Ainsi, en s’appuyant sur des ordonnances et décrets pour justifier la légalité de ce qui se fait actuellement, le ministre donne l’impression de n’avoir pas assimilé l’esprit du code minier du secteur qu’il chapeaute, a-t-il déclaré en circonstance.

Florentin Mokonda Bonza a tenu à rappeler le manque de respect dont le ministre des Mines avait fait montre à l’égard des sénateurs. Il a lu sa lettre dans laquelle il sollicitait le report de son passage au Sénat au motif qu’il se rendait à une réunion du processus de Kimberley en Israël. Depuis, il n’a jamais songé à honorer la parole donnée. Avant de le qualifier d’outrage au parlement, en dénonçant dans la foulée le manque de considération dont le gouvernement fait souvent preuve à l’endroit du parlement par la non application de la plupart des recommandations lui faites par le Sénat et l’Assemblée nationale.

Qu’est devenue la MIBA ?

Toujours dans le débat, un intervenant a demandé au ministre des Mines d’éclairer l’opinion sur la situation de la MIBA (Minière des Bakwanga). Qu’est devenue la Miba ? Existe-t-elle encore ? Où en est-on avec les recommandations formulées à ce sujet ?

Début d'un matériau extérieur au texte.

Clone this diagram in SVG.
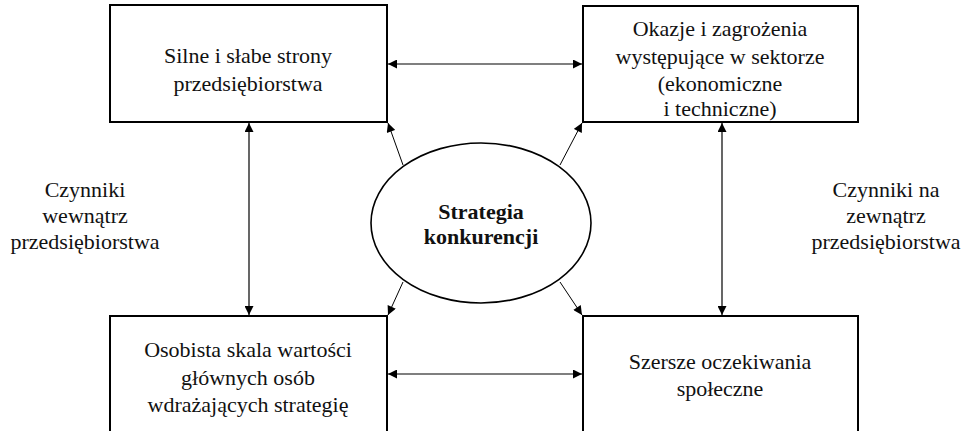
<svg xmlns="http://www.w3.org/2000/svg" width="969" height="431" viewBox="0 0 969 431">
<style>
.box{fill:#fff;stroke:#000;stroke-width:2}
.ell{fill:#fff;stroke:#000;stroke-width:1.6}
text{font-family:'Liberation Serif','Times New Roman',serif;font-size:22px;fill:#111;text-anchor:middle}
.b{font-weight:bold}
.c{stroke:#000;stroke-width:1.2;fill:none;marker-start:url(#ah);marker-end:url(#ah)}
.d{stroke:#000;stroke-width:1;fill:none;marker-end:url(#ah)}
</style>
<defs>
<marker id="ah" viewBox="0 0 10 10" refX="10" refY="5" markerWidth="12" markerHeight="9" markerUnits="userSpaceOnUse" orient="auto-start-reverse">
<path d="M0,0L10,5L0,10z" fill="#000"/>
</marker>
</defs>
<rect width="969" height="431" fill="#fff"/>
<g id="connectors">
<line class="c" x1="388" y1="64" x2="582" y2="64"/>
<line class="c" x1="388" y1="374" x2="582" y2="374"/>
<line class="c" x1="249" y1="123" x2="249" y2="315"/>
<line class="c" x1="722" y1="123" x2="722" y2="315"/>
<line class="d" x1="403" y1="165" x2="388" y2="123"/>
<line class="d" x1="560" y1="165" x2="582" y2="123"/>
<line class="d" x1="403" y1="282" x2="388" y2="315"/>
<line class="d" x1="560" y1="282" x2="582" y2="315"/>
</g>
<g id="n-silne">
<rect class="box" x="110" y="5" width="277" height="117"/>
<text x="248" y="63">Silne i słabe strony</text>
<text x="248" y="91">przedsiębiorstwa</text>
</g>
<g id="n-okazje">
<rect class="box" x="583" y="6" width="275" height="116"/>
<text x="720" y="36">Okazje i zagrożenia</text>
<text x="720" y="64">występujące w sektorze</text>
<text x="720" y="91">(ekonomiczne</text>
<text x="720" y="116"> i techniczne)</text>
</g>
<g id="n-osobista">
<rect class="box" x="110" y="316" width="277" height="130"/>
<text x="248" y="357">Osobista skala wartości</text>
<text x="248" y="385">głównych osób</text>
<text x="248" y="412">wdrażających strategię</text>
</g>
<g id="n-szersze">
<rect class="box" x="583" y="316" width="275" height="130"/>
<text x="720" y="369">Szersze oczekiwania</text>
<text x="720" y="396">społeczne</text>
</g>
<g id="n-strategia">
<ellipse class="ell" cx="481" cy="223" rx="110" ry="80"/>
<text class="b" x="481" y="219">Strategia</text>
<text class="b" x="481" y="244">konkurencji</text>
</g>
<g id="n-wewnatrz">
<text x="85" y="197">Czynniki</text>
<text x="85" y="223">wewnątrz</text>
<text x="85" y="249">przedsiębiorstwa</text>
</g>
<g id="n-zewnatrz">
<text x="886" y="197">Czynniki na</text>
<text x="886" y="223">zewnątrz</text>
<text x="886" y="249">przedsiębiorstwa</text>
</g>
</svg>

Dénonçant la corruption qui a élu domicile dans le secteur, le sénateur a révélé une situation bizarre que connaît la RDC qui n’exporte que la partie tantale des minerais, celle colombite étant toujours non comptabilisée !

Quelle est la part de l’Etat et sa traçabilité dans toutes les entreprises minières installées au pays ?

Presque tous les intervenants disent ne pas comprendre que, malgré la longévité de Martin Kabwelulu au poste (soit plus de 10 ans), il n’a jamais réussi à mettre de l’ordre dans le secteur.

Plusieurs autres préoccupations ont été également exprimées, comme celles liées à l’octroi désordonné des carrés miniers, le paradoxe selon lequel la RDC réputée scandale minier n’en a jamais fait preuve en ce qui concerne l’amélioration des conditions de vie de sa population comme cela se passe dans les pays pétroliers, etc.

Un délai de trois jours a été accordé aux ministres pour préparer leurs réponses. C’est le jeudi 21 prochain qu’ils reviendront apporter des réponses aux préoccupations.